The authors offered some interesting statistics. For example, the World Economic Forum, The World Bank and Bain & Co. in 2012 indicated that reducing trade barriers could increase global gross domestic product by $2.6 trillion or 5%.  Ebay also indicated in a study that removing virtual barriers improved small business growth by 60-80%. The end result of their analysis is that if countries moved half-way to best practice there would be a 4.7% GDP increase, a moderate reduction of restrictions would improve GDP 2.6%, and a removal of tariffs would result in a .7% increase in GDP. 

Drzeniek-Hanouz, M. & Doherty, S. (2013). Trade facilitation, international supply chains and SME competitiveness. International Trade Forum, 4

Wednesday, August 21, 2013

International Sales as Factors of Distance and Knowledge



Organizations that work together naturally share information to maintain their business operations. Keller and Yeaple (2013) discuss the transactional costs associated with embodied (traded intermediates) and disembodied information (direct communication). Their research has implications for multinational firms that require efficient use of information and product transferrence to compete on the global market. Their model provides two ways of analyzing how increased distance reduces sales and why changing technology may influence the dynamics of trade. 

Modern advances in telecommunications have positively affected the ability to maintain homeostasis with market trends. Those organizations that engage in research-intensive products rely on  information transference to develop quality products that are well received in the market. The ease of information transference in either embodied or disembodied form impact the strength of operations of multinational firms.

For example, the farther away the sales outlet from the manufacturing organization, the less sales made. This trend appears to have similarities with the information transference throughout the economic chain and the inefficiencies created by increased spatial distance. As improvements in logics and communication capabilities increase there is likely to be a reduction in cost and decision lag time. 

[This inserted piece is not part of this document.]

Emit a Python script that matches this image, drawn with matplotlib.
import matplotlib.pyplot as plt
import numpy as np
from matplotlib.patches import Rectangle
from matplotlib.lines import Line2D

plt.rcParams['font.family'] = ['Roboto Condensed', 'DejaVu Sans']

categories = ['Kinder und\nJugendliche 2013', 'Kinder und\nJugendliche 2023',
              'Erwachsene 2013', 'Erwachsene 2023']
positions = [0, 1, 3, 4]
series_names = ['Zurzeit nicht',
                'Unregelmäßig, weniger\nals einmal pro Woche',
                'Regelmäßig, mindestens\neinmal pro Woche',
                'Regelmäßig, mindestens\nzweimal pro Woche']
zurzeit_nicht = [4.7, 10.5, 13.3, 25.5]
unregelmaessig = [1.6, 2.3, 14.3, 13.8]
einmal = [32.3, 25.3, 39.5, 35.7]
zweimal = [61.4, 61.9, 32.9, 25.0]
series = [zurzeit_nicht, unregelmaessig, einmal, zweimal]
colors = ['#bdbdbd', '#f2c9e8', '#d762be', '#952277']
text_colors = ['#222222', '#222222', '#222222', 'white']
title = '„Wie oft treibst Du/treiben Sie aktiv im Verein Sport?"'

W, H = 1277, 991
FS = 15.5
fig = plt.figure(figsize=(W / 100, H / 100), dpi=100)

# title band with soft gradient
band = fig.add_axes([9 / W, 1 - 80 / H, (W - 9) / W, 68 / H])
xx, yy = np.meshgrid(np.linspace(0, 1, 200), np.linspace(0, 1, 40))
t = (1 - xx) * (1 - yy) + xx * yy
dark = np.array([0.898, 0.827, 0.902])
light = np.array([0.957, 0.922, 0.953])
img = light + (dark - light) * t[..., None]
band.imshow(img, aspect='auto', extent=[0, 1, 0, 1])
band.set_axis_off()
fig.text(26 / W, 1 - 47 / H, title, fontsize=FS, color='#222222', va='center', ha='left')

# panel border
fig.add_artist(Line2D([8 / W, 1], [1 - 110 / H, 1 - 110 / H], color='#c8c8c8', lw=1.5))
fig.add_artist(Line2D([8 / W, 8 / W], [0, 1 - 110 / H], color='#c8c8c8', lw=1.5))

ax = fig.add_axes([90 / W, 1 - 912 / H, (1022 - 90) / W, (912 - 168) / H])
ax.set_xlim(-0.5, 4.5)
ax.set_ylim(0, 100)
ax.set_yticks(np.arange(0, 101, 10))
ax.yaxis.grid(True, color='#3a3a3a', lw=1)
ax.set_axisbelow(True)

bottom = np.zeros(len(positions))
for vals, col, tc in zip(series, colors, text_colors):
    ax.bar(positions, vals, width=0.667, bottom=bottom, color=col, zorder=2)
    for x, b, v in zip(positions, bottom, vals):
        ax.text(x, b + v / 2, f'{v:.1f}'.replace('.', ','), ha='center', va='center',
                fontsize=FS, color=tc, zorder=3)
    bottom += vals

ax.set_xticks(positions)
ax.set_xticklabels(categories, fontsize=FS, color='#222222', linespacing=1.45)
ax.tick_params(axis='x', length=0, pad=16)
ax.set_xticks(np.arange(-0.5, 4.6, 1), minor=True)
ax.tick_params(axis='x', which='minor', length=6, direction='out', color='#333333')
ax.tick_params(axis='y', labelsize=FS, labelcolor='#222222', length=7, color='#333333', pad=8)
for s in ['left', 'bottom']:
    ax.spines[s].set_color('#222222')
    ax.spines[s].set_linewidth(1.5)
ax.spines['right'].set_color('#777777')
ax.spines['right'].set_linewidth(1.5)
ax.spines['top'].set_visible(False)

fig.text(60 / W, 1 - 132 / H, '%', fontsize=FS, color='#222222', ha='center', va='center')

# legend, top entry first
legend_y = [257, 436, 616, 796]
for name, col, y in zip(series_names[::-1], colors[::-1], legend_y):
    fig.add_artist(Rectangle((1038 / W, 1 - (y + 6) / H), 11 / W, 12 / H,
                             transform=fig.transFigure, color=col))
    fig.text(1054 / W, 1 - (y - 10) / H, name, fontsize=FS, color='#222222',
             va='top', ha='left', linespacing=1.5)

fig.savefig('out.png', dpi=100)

As all decisions are from knowledge, all products are built on knowledge, all sales are based on knowledge and therefore the distance between two entities and the method of information transference will naturally have an impact on sales and profits. Just as the communication level between executives, managers, employees, and customers is important for proper business development the strength of communication across geographically dispersed areas is also important. 

The researchers used firm-level data of the international structure of U.S. multinational operations from the Bureau of Economic Analysis. A multinational firm was considered a U.S. legal entity that made direct investment in at least one foreign business. The total survey included 1,000 U.S. multinationals and 3,000 affiliates from 48 distinct industries.  They observed total R&D expenditures by year and by industry. This helped them determine a ratio of R&D expenditures to sales. 

Their analysis found that cost of transfer varied with the knowledge intensity and the destination. For each leg, and organizations gravitated toward those methods that reduced costs as much as possible. As disembodied knowledge costs are fixed, firms choose this method to maximize efficiency. As distance between entities grows, so does the knowledge intensity and the general costs associated with that knowledge.  

The research is important in the sense that distance and trade costs should not be viewed only in physical terms. Such trade costs should also take into account the general cost of knowledge transference between countries and cultures. As the distance between the home country and the subsidiary increases so does the general costs on multiple fronts. Likewise, as international shipping costs and information costs decline, economic activity is likely to increase due to improved sales opportunities. Those companies that integrate new communication technologies and knowledge are likely to have longer reaches for products/services and sales. 

Kellery, W. & Yeapler, S. (2013). The gravity of knowledge.  American Economic Review, 103 (4).